Most competitors’ solutions are built on testing performance late in the release cycle using non-developer friendly tools and solutions. The bank preferred Planit’s approach for being congruous with the module and component-driven nature of their technology stack to capture performance related feedback of components early and continuously. Our approach was also built on the tooling and frameworks being developer and change friendly, as well as being platform agnostic.
To deliver the required level of quality for the new platform, we understood the importance of embedding performance into the software development lifecycle - the tools and frameworks would need to work properly with the technology stack and Cloud platform where services are deployed as containers.
To deliver upon the goals set for the new platform, a team of highly skilled technical engineers with the ability of quickly learn and adapt were carefully selected from Planit. They went on to:
- create a process to identify performance risks associated with new feature or change,
- define an approach to map performance risks to testing required at a component level and integrated level with integration boundaries defined,
- conduct performance testing at a component level,
- capture early performance feedback by embedded performance tests into the automated continuous integration (CI) process,
- and build a service virtualization solution to support component and compartmentalised integrated testing.

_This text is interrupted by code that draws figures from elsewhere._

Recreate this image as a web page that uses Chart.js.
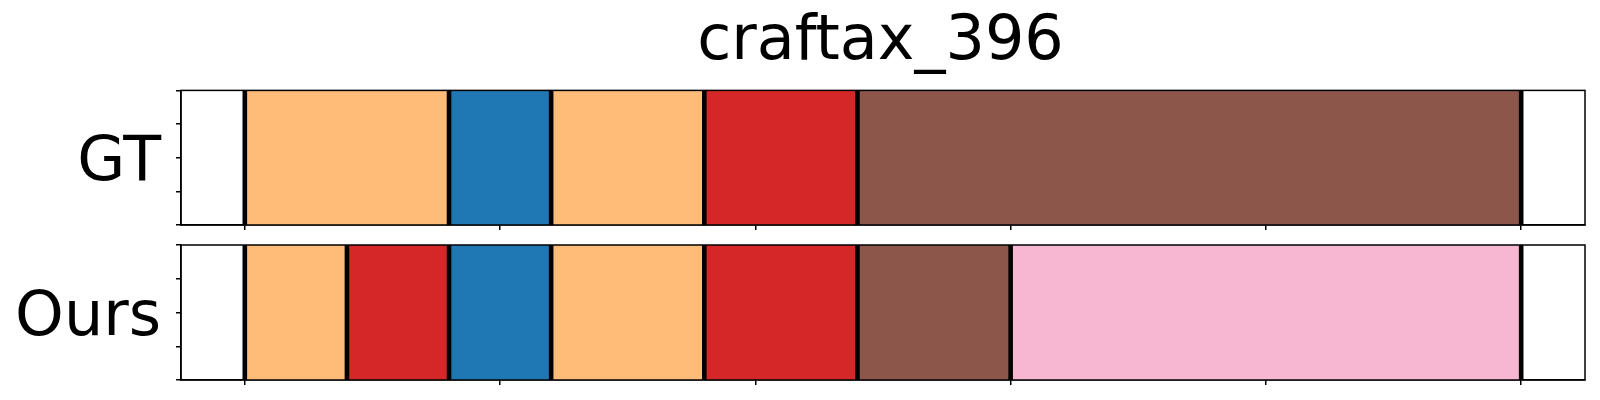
<!DOCTYPE html>
<html>
<head>
<meta charset="utf-8">
<script src="https://cdn.jsdelivr.net/npm/chart.js@4.4.1/dist/chart.umd.min.js"></script>
<style>
  body { margin: 0; background: #fff; }
  .panel { position: absolute; left: 0; width: 1600px; }
</style>
</head>
<body>
<div class="panel" style="top:0;height:235px"><canvas id="gtChart"></canvas></div>
<div class="panel" style="top:235px;height:165px"><canvas id="oursChart"></canvas></div>
<script>
// segment data (timesteps) and class ids
const chartTitle = 'craftax_396';
const rowLabels = ['GT', 'Ours'];
const xTicks = [0, 100, 200, 300, 400, 500];

const gtStarts = [0, 80, 120, 180, 240];
const gtEnds = [80, 120, 180, 240, 500];
const gtClasses = [3, 0, 3, 6, 10];

const oursStarts = [0, 40, 80, 120, 180, 240, 300];
const oursEnds = [40, 80, 120, 180, 240, 300, 500];
const oursClasses = [3, 6, 0, 3, 6, 10, 13];

// tab20 colours
const palette = ['#1f77b4', '#aec7e8', '#ff7f0e', '#ffbb78', '#2ca02c', '#98df8a', '#d62728', '#ff9896',
  '#9467bd', '#c5b0d5', '#8c564b', '#c49c94', '#e377c2', '#f7b6d2', '#7f7f7f', '#c7c7c7',
  '#bcbd22', '#dbdb8d', '#17becf', '#9edae5'];

const FONT = 'DejaVu Sans';

function buildDatasets(starts, ends, classes) {
  const ds = [];
  // boundary lines
  const bounds = [...new Set(starts.concat(ends))];
  bounds.forEach(b => {
    ds.push({
      data: [{x: b, y: 0}, {x: b, y: 1}],
      showLine: true, borderColor: '#000', borderWidth: 4.6, pointRadius: 0, fill: false, order: 0
    });
  });
  starts.forEach((s, i) => {
    ds.push({
      data: [{x: s, y: 1}, {x: ends[i], y: 1}],
      showLine: true, borderWidth: 0, borderColor: 'rgba(0,0,0,0)', pointRadius: 0,
      fill: 'origin', backgroundColor: palette[classes[i]], order: 1
    });
  });
  return ds;
}

const frame = {
  id: 'frame',
  afterDraw(chart, args, opts) {
    const a = chart.chartArea, ctx = chart.ctx;
    ctx.save();
    ctx.strokeStyle = '#000';
    ctx.lineWidth = 1.5;
    ctx.strokeRect(a.left, a.top, a.right - a.left, a.bottom - a.top);
    ctx.font = '62px "' + FONT + '"';
    ctx.fillStyle = '#000';
    ctx.textAlign = 'right';
    ctx.textBaseline = 'alphabetic';
    ctx.fillText(opts.label, 161, (a.top + a.bottom) / 2 + 22);
    ctx.restore();
  }
};

function makeChart(id, starts, ends, classes, label, padding, showTitle) {
  return new Chart(document.getElementById(id), {
    type: 'scatter',
    data: { datasets: buildDatasets(starts, ends, classes) },
    plugins: [frame],
    options: {
      responsive: true,
      maintainAspectRatio: false,
      animation: false,
      layout: { padding: padding },
      plugins: {
        legend: { display: false },
        tooltip: { enabled: false },
        frame: { label: label },
        title: {
          display: showTitle,
          text: chartTitle,
          color: '#000',
          font: { family: FONT, size: 62, weight: 'normal' },
          padding: { top: 6, bottom: 10 }
        }
      },
      scales: {
        x: {
          type: 'linear',
          min: -25, max: 525,
          afterBuildTicks: axis => { axis.ticks = xTicks.map(v => ({ value: v })); },
          ticks: { display: false },
          grid: { drawOnChartArea: false, drawTicks: true, tickLength: 5, color: '#000', lineWidth: 1.5 },
          border: { color: '#000', width: 1.5 }
        },
        y: {
          min: 0, max: 1,
          afterBuildTicks: axis => { axis.ticks = [0, 0.25, 0.5, 0.75, 1].map(v => ({ value: v })); },
          ticks: { display: false },
          grid: { drawOnChartArea: false, drawTicks: true, tickLength: 5, color: '#000', lineWidth: 1.5 },
          border: { color: '#000', width: 1.5 }
        }
      }
    }
  });
}

makeChart('gtChart', gtStarts, gtEnds, gtClasses, rowLabels[0], { left: 176, right: 15, top: 0, bottom: 5 }, true);
makeChart('oursChart', oursStarts, oursEnds, oursClasses, rowLabels[1], { left: 176, right: 15, top: 10, bottom: 15 }, false);
</script>
</body>
</html>
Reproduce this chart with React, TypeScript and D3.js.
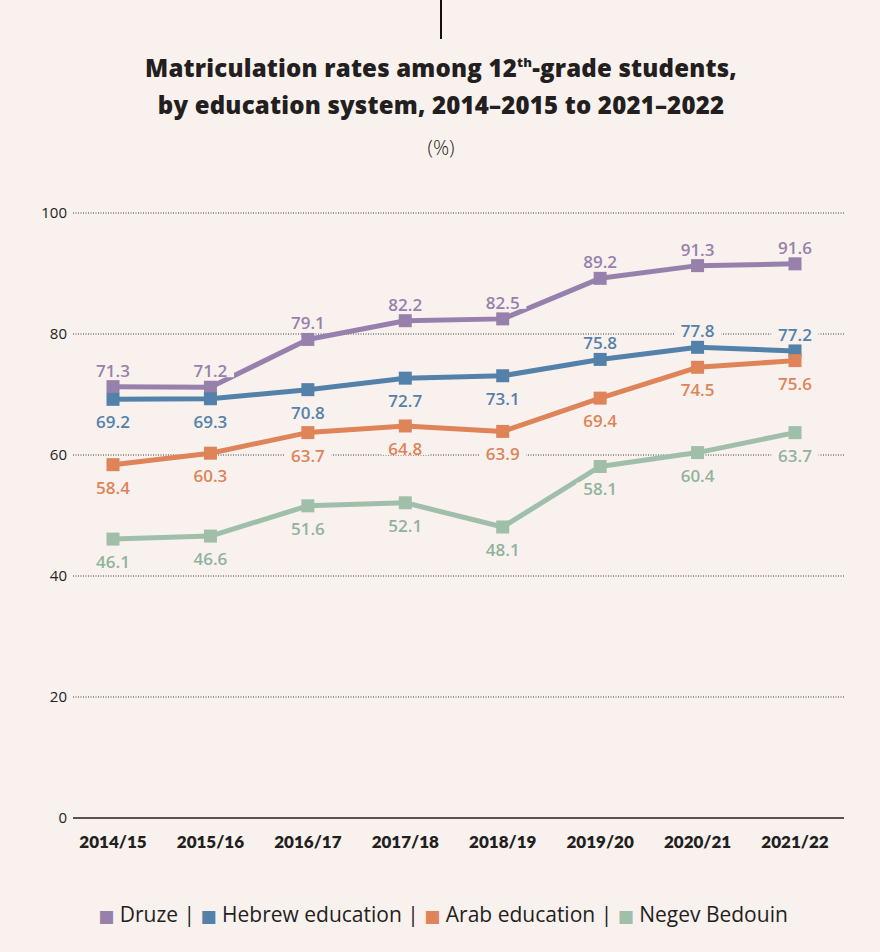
import React from "react";
import * as d3 from "d3";

const categories = ["2014/15", "2015/16", "2016/17", "2017/18", "2018/19", "2019/20", "2020/21", "2021/22"];
const druze = [71.3, 71.2, 79.1, 82.2, 82.5, 89.2, 91.3, 91.6];
const hebrew = [69.2, 69.3, 70.8, 72.7, 73.1, 75.8, 77.8, 77.2];
const arab = [58.4, 60.3, 63.7, 64.8, 63.9, 69.4, 74.5, 75.6];
const negev = [46.1, 46.6, 51.6, 52.1, 48.1, 58.1, 60.4, 63.7];
const yTicks = [0, 20, 40, 60, 80, 100];
const seriesNames = ["Druze", "Hebrew education", "Arab education", "Negev Bedouin"];
// label placement per point: 1 = above, -1 = below
const druzePos = [1, 1, 1, 1, 1, 1, 1, 1];
const hebrewPos = [-1, -1, -1, -1, -1, 1, 1, 1];
const arabPos = [-1, -1, -1, -1, -1, -1, -1, -1];
const negevPos = [-1, -1, -1, -1, -1, -1, -1, -1];

const colors = ["#9781ac", "#5481aa", "#de8458", "#a0bfaa"];
const labelColors = ["#9781ac", "#5481aa", "#de8458", "#90b39c"];
const BG = "#f9f1ee";

const series = [
  { name: seriesNames[0], values: druze, pos: druzePos, color: colors[0], lc: labelColors[0] },
  { name: seriesNames[1], values: hebrew, pos: hebrewPos, color: colors[1], lc: labelColors[1] },
  { name: seriesNames[2], values: arab, pos: arabPos, color: colors[2], lc: labelColors[2] },
  { name: seriesNames[3], values: negev, pos: negevPos, color: colors[3], lc: labelColors[3] },
];

const W = 880;
const H = 952;

export default function App() {
  const x = d3.scalePoint<string>().domain(categories).range([113, 795]);
  const y = d3.scaleLinear().domain([0, 100]).range([818, 213]);
  const line = d3
    .line<number>()
    .x((_, i) => x(categories[i]) as number)
    .y((d) => y(d));

  const lato = "Lato, 'Open Sans', sans-serif";
  const open = "'Open Sans', Lato, sans-serif";
  const labelW = (s: string) => s.length * 8.8;

  return (
    <div style={{ position: "absolute", left: 0, top: 0, width: W, height: H }}>
      <svg width={W} height={H} style={{ display: "block" }}>
        <rect x={0} y={0} width={W} height={H} fill={BG} />
        <line x1={441} x2={441} y1={0} y2={39} stroke="#111" strokeWidth={2} />
        <text
          x={441}
          y={77}
          textAnchor="middle"
          fontFamily={open}
          fontWeight={800}
          fontSize={24}
          letterSpacing={0.2}
          fill="#231f20"
        >
          Matriculation rates among 12
          <tspan fontSize={13} dy={-10}>th</tspan>
          <tspan dy={10}>-grade students,</tspan>
        </text>
        <text
          x={441}
          y={114}
          textAnchor="middle"
          fontFamily={open}
          fontWeight={800}
          fontSize={24}
          letterSpacing={0.2}
          fill="#231f20"
        >
          by education system, 2014–2015 to 2021–2022
        </text>
        <text x={441} y={155} textAnchor="middle" fontFamily={open} fontWeight={300} fontSize={20} fill="#231f20">
          (%)
        </text>

        {/* gridlines */}
        {yTicks.map((t) => (
          <g key={t}>
            <line
              x1={73}
              x2={844}
              y1={y(t)}
              y2={y(t)}
              stroke={t === 0 ? "#231f20" : "#3a3a3a"}
              strokeWidth={t === 0 ? 1.5 : 1}
              strokeDasharray={t === 0 ? undefined : "1,1.5"}
            />
            <text
              x={67}
              y={y(t) + 5}
              textAnchor="end"
              fontFamily={open}
              fontSize={15}
              fill="#231f20"
            >
              {t}
            </text>
          </g>
        ))}

        {/* x labels */}
        {categories.map((c) => (
          <text
            key={c}
            x={x(c)}
            y={848}
            textAnchor="middle"
            fontFamily={lato}
            fontWeight={800}
            fontSize={17}
            fill="#231f20"
          >
            {c}
          </text>
        ))}

        {/* lines */}
        {series.map((s) => (
          <path key={s.name} d={line(s.values) || ""} fill="none" stroke={s.color} strokeWidth={5} strokeLinejoin="round" />
        ))}
        {/* markers */}
        {series.map((s) =>
          s.values.map((v, i) => (
            <rect
              key={s.name + i}
              x={(x(categories[i]) as number) - 6.5}
              y={y(v) - 6.5}
              width={13}
              height={13}
              fill={s.color}
            />
          ))
        )}
        {/* labels */}
        {series.map((s) =>
          s.values.map((v, i) => {
            const cx = x(categories[i]) as number;
            const base = s.pos[i] > 0 ? y(v) - 10 : y(v) + 29;
            const str = v.toFixed(1);
            const w = labelW(str);
            return (
              <g key={s.name + "l" + i}>
                <rect x={cx - w / 2 - 6} y={base - 13} width={w + 12} height={13} fill={BG} />
                <text
                  x={cx}
                  y={base}
                  textAnchor="middle"
                  fontFamily={open}
                  fontWeight={600}
                  fontSize={17}
                  fill={s.lc}
                >
                  {str}
                </text>
              </g>
            );
          })
        )}

        {/* legend */}
        <text x={443} y={922} textAnchor="middle" fontFamily={open} fontSize={21} fill="#231f20">
          {seriesNames.map((name, i) => (
            <React.Fragment key={name}>
              <tspan fill={colors[i]} fontFamily="'DejaVu Sans'" fontSize={17}>■</tspan>
              <tspan> {name}</tspan>
              {i < seriesNames.length - 1 ? <tspan> | </tspan> : null}
            </React.Fragment>
          ))}
        </text>
      </svg>
    </div>
  );
}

This approach was tailored based on the bank’s team structures and specific processes for the new platform were developed. The key focus was on pushing the responsibility of capturing performance feedback early and regularly to the component teams.
We carried out component testing coverage across three focus areas that directly impact customers. 26 services were also virtualized, including the asynchronous streaming/messaging layer. The tooling and frameworks were also built to have less maintenance overhead and be easily adopted by existing and new developers.
Integrated performance testing was built on top for added peace of mind, with the expectation of only finding performance issues related to integration between the components under load. Integrated performance testing capability was also set up for six key customer journeys using the service virtualization framework to decouple testing from legacy systems.
Since the technology stack used for the platform was new, it meant existing toolsets did not support them out of the box. The large number of moving pieces, data dependencies across components and legacy systems, and event-driven nature of the architecture also created unprecedented patterns associated with measuring performance.
The use of containerised deployment in Kubernetes clusters on Google Cloud, including the performance testing workloads, came with its own learning curve. On top of this, there were environments with different code release frequencies for different components to contend with.
These technical hurdles had the risk of negatively affecting the delivery of the new platform if not properly managed. Our quality engineers continually assessed any risks they uncovered and identified the necessary work required to mitigate them, as well as regularly customising our solutions to closely measure and accurately visualise performance.